The Irish Times media group almost doubled its pretax profit last year to €4.05 million, an increase of €1.9 million.

This was due to a slightly improved trading performance, profit on disposal of operations of €4 million, investment portfolio gains of €1.2 million, and costs of reorganisation of €3.7 million.

According to the company accounts, the group recorded turnover of €115.6 million in the 12 months to the end of 2024, marginally ahead of the previous reporting period.

Print circulation revenues were flat year on year, despite a decline in sales volumes, with “good progress” made in “driving digital subscriptions”, the accounts state.

The group closed 2024 with 143,000 subscribers, including home-delivery customers.

A key area of focus in 2025 is the continued cost reductions in a number of key areas, including newsprint, distribution and energy, which are offset by increases in payroll and technology projects.

The accounts show that the group incurred €3.7 million in costs related to a voluntary redundancy programme, while the net cost of acquisitions and disposals amounted to €6.5 million.

The accounts state that "the impact of the 2024 voluntary parting programme" allowed for "reinvestment in key digital roles for the future".

Acquisitions were funded from the group’s own resources, with its net cash reducing to €7.9 million at the end of 2024 from €16.6 million the previous year.

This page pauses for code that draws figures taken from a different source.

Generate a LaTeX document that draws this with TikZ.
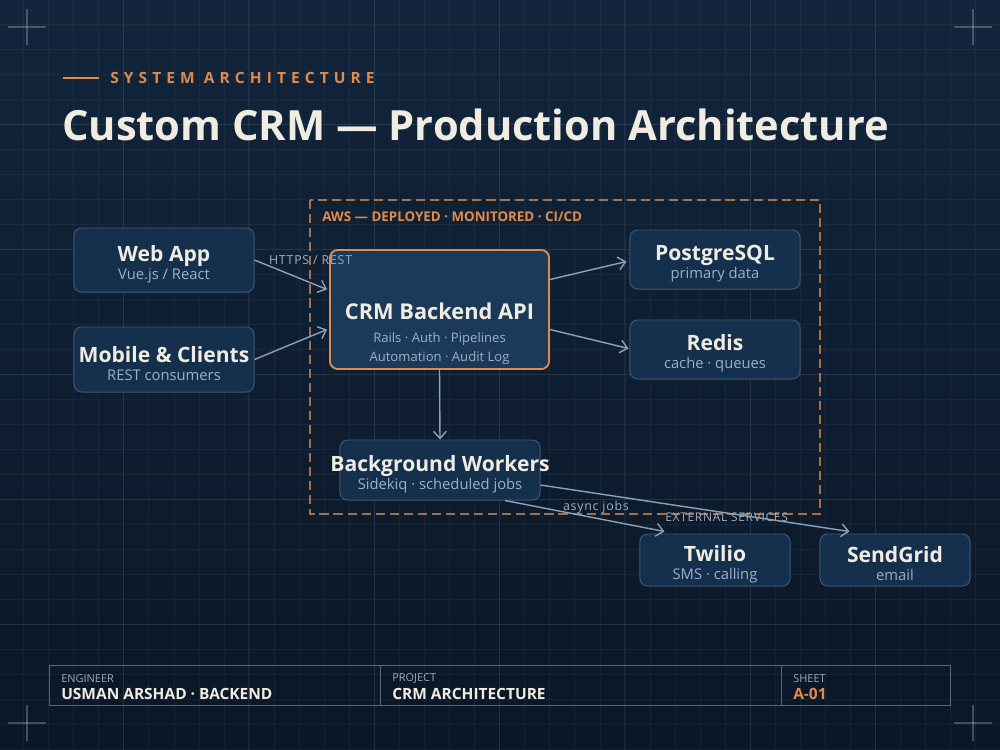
\documentclass[tikz,border=0pt]{standalone}
\usepackage{fontspec}
\setmainfont{Open Sans}
\newfontfamily\trackfont[LetterSpace=33]{Open Sans}
\newfontfamily\smalltrack[LetterSpace=6]{Open Sans}
\usepackage{xcolor}
\usepackage{tikz}
\usetikzlibrary{arrows.meta,calc}

\definecolor{bgTop}{HTML}{12253C}
\definecolor{bgBottom}{HTML}{0B1726}
\definecolor{gridCol}{HTML}{8FA6C0}
\definecolor{boxFill}{HTML}{15304D}
\definecolor{boxEdge}{HTML}{3F5873}
\definecolor{apiFill}{HTML}{1B3A5A}
\definecolor{accent}{HTML}{E08B4C}
\definecolor{cream}{HTML}{F1ECE2}
\definecolor{subText}{HTML}{9DB0C6}
\definecolor{wireCol}{HTML}{8CA2BA}
\definecolor{frameCol}{HTML}{56677C}

\tikzstyle{tsGrid} = [
    draw=gridCol,
    opacity=0.07,
    line width=0.5pt
]
\tikzstyle{tsGridMajor} = [
    tsGrid,
    opacity=0.11
]
\tikzstyle{tsCorner} = [
    draw=gridCol,
    opacity=0.4,
    line width=0.8pt
]
\tikzstyle{tsBox} = [
    rectangle,
    rounded corners=5.5pt,
    draw=boxEdge,
    fill=boxFill,
    line width=0.7pt,
    inner sep=0pt,
    align=center,
    text=cream,
    font=\fontsize{10.5}{12.8}\selectfont
]
\tikzstyle{tsWire} = [
    draw=wireCol,
    line width=1pt,
    -{Straight Barb[length=1.8mm,width=3.2mm]}
]
\tikzstyle{tsWireLabel} = [
    text=subText,
    inner sep=0pt,
    font=\smalltrack\fontsize{8.8}{10}\selectfont
]
\tikzstyle{tsSheetLabel} = [
    anchor=west,
    inner sep=0pt,
    text=subText!85!gray,
    font=\fontsize{7.8}{9}\selectfont
]
\tikzstyle{tsSheetValue} = [
    anchor=west,
    inner sep=0pt,
    text=cream,
    font=\bfseries\fontsize{11}{12}\selectfont
]

\newcommand{\nodelines}[2]{%
    \rule{0pt}{17pt}\makebox[0pt]{\fontsize{15}{17}\selectfont\bfseries #1}\\[0pt]
    \makebox[0pt]{\color{subText}#2}}

\begin{document}
\begin{tikzpicture}[x=0.025cm, y=-0.025cm]
    \useasboundingbox (0,0) rectangle (1000,750);

    % Background and grid
    \fill[top color=bgTop, bottom color=bgBottom] (0,0) rectangle (1000,750);
    \foreach \i in {0,...,39} {
        \pgfmathsetmacro{\gx}{23.5+25.06*\i}
        \draw[tsGrid] (\gx,0) -- (\gx,750);
    }
    \foreach \j in {0,...,29} {
        \pgfmathsetmacro{\gy}{24+25*\j}
        \draw[tsGrid] (0,\gy) -- (1000,\gy);
    }
    \foreach \gx in {123.4,248.7,374,499.3,624.6,749.9,875.2} {
        \draw[tsGridMajor] (\gx,0) -- (\gx,750);
    }
    \foreach \gy in {124,249,374,499,624} {
        \draw[tsGridMajor] (0,\gy) -- (1000,\gy);
    }

    % Corner marks
    \foreach \cx/\cy in {27/27, 973/27, 27/723, 973/723} {
        \draw[tsCorner] (\cx-19,\cy) -- (\cx+19,\cy);
        \draw[tsCorner] (\cx,\cy-18) -- (\cx,\cy+18);
    }

    % Header
    \draw[accent, line width=1.4pt] (63,78) -- (99,78);
    \node[anchor=west, inner sep=0pt, text=accent,
          font=\trackfont\bfseries\fontsize{11}{12}\selectfont] (kicker) at (110,78) {SYSTEM ARCHITECTURE};
    \node[anchor=west, inner sep=0pt, text=cream,
          font=\bfseries\fontsize{29.6}{34}\selectfont] (title) at (62,125) {Custom CRM — Production Architecture};

    % AWS boundary
    \draw[draw=accent, opacity=0.75, line width=0.9pt, dash pattern=on 6.5pt off 3.5pt]
        (310,200) rectangle (820,514);
    \node[anchor=west, inner sep=0pt, text=accent,
          font=\bfseries\fontsize{9.5}{11}\selectfont] (awslabel) at (322,217) {AWS — DEPLOYED · MONITORED · CI/CD};

    % Clients
    \node[tsBox, minimum width=4.5cm, minimum height=1.6cm] (web) at (164,260)
        {\nodelines{Web App}{Vue.js / React}};
    \node[tsBox, minimum width=4.5cm, minimum height=1.625cm] (mob) at (164,359.5)
        {\nodelines{Mobile \& Clients}{REST consumers}};

    % Backend API
    \node[tsBox, fill=apiFill, draw=accent, line width=1.3pt,
          minimum width=5.475cm, minimum height=2.975cm,
          label={[yshift=-17.5pt, align=center, text=cream,
                  font=\fontsize{9.3}{13.5}\selectfont]center:
                  \makebox[0pt]{\fontsize{15.5}{17}\selectfont\bfseries CRM Backend API}\\[3pt]
                  \makebox[0pt]{\color{subText}Rails · Auth · Pipelines}\\
                  \makebox[0pt]{\color{subText}Automation · Audit Log}}] (api) at (439.5,309.5) {};

    % Data stores
    \node[tsBox, minimum width=4.25cm, minimum height=1.475cm] (pg) at (715,259.5)
        {\nodelines{PostgreSQL}{primary data}};
    \node[tsBox, minimum width=4.25cm, minimum height=1.475cm] (redis) at (715,349.5)
        {\nodelines{Redis}{cache · queues}};

    % Workers
    \node[tsBox, minimum width=5cm, minimum height=1.5cm] (bw) at (440,470)
        {\nodelines{Background Workers}{Sidekiq · scheduled jobs}};

    % External services
    \node[tsWireLabel, anchor=west, font=\smalltrack\fontsize{8.5}{9}\selectfont] (extlabel) at (665,517) {EXTERNAL SERVICES};
    \node[tsBox, minimum width=3.75cm, minimum height=1.3cm] (tw) at (715,560)
        {\nodelines{Twilio}{SMS · calling}};
    \node[tsBox, minimum width=3.75cm, minimum height=1.3cm] (sg) at (895,560)
        {\nodelines{SendGrid}{email}};

    % Connectors
    \draw[tsWire] (web.east) -- ($(api.west)+(-2,-20)$)
        node[tsWireLabel, pos=0.19, anchor=south west] {HTTPS / REST};
    \draw[tsWire] (mob.east) -- ($(api.west)+(-2,20)$);
    \draw[tsWire] ($(api.east)+(0,-30)$) -- ($(pg.west)+(-3,2)$);
    \draw[tsWire] ($(api.east)+(0,20)$) -- ($(redis.west)+(-1,-1)$);
    \draw[tsWire] (api.south) -- (bw.north);
    \draw[tsWire] ($(bw.south)+(65,0)$) -- ($(tw.north west)+(25,-2)$)
        node[tsWireLabel, pos=0.57, above=3pt] {async jobs};
    \draw[tsWire] ($(bw.east)+(0,15)$) -- ($(sg.north west)+(30,-2)$);

    % Title block
    \draw[draw=frameCol, line width=0.6pt] (49,665) rectangle (950,705);
    \draw[draw=frameCol, line width=0.6pt] (380,665) -- (380,705);
    \draw[draw=frameCol, line width=0.6pt] (781,665) -- (781,705);
    \node[tsSheetLabel] (englabel) at (61,679) {ENGINEER};
    \node[tsSheetValue] (engvalue) at (61,694) {USMAN ARSHAD · BACKEND};
    \node[tsSheetLabel] (projlabel) at (392,679) {PROJECT};
    \node[tsSheetValue] (projvalue) at (392,694) {CRM ARCHITECTURE};
    \node[tsSheetLabel] (sheetlabel) at (793,679) {SHEET};
    \node[tsSheetValue, text=accent] (sheetvalue) at (793,694) {A-01};
\end{tikzpicture}
\end{document}
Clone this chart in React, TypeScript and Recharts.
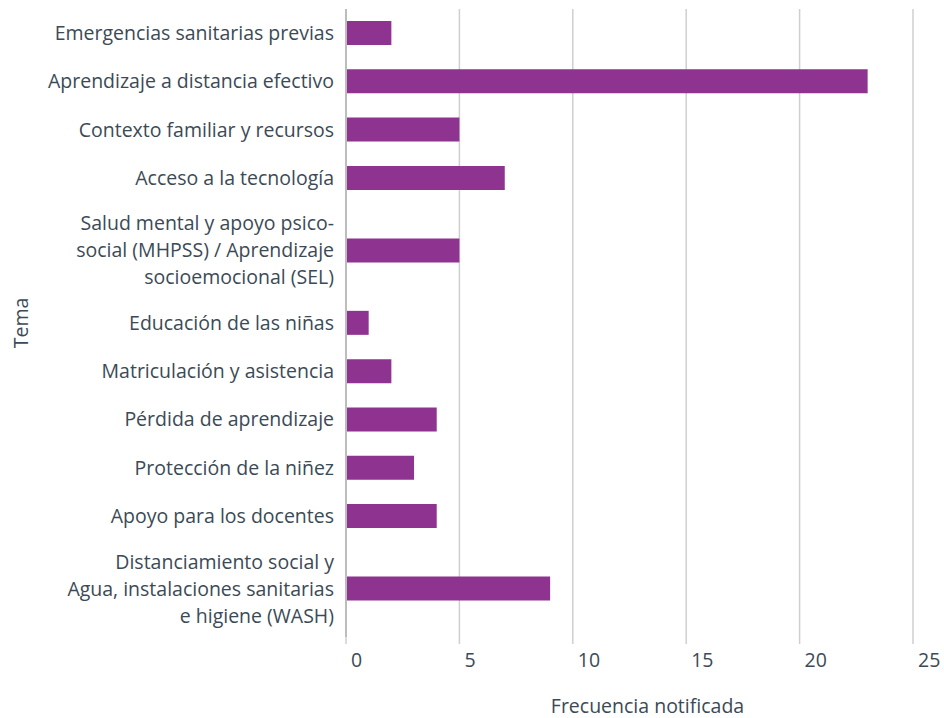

As part of the strategy to" diversify its revenues", during the year, the group acquired online death notice platform RIP.ie, as well as sports data app Score Beo and the remaining half share of Gloss Publication Ltd.

It also disposed of its shareholding in radio station Beat 102-103 and closed Irish Times Training.

Staff numbers reduced to 837 from 874, while payroll costs increased to €60.9 million from €59.6 million in 2023.

Directors’ remuneration was flat at €1.07 million, with the annual salaries of the managing director and the editor unchanged at €275,000.

Commenting on the results to the Irish Times, Mikie Sheehan, interim managing director, described the performance last year as “positive” while “not perfect, with challenges across our business units”.

“We are growing, we’re profitable, we’re investing and we’re bringing in new skills, and digital subs are growing, which is a key strategic area for us,” he said.

Last month, the group managing director of The Irish Times, Deirdre Veldon, stepped down after almost three years in the post. Mr Sheehan told the Irish Times that the group hoped to announce the appointment of a new managing director in the near future.

Based in Dublin, the group publishes The Irish Times, the Examiner and Echo titles based in Cork, BreakingNews.ie, and a number of regional publications. It also owns property website MyHome.ie.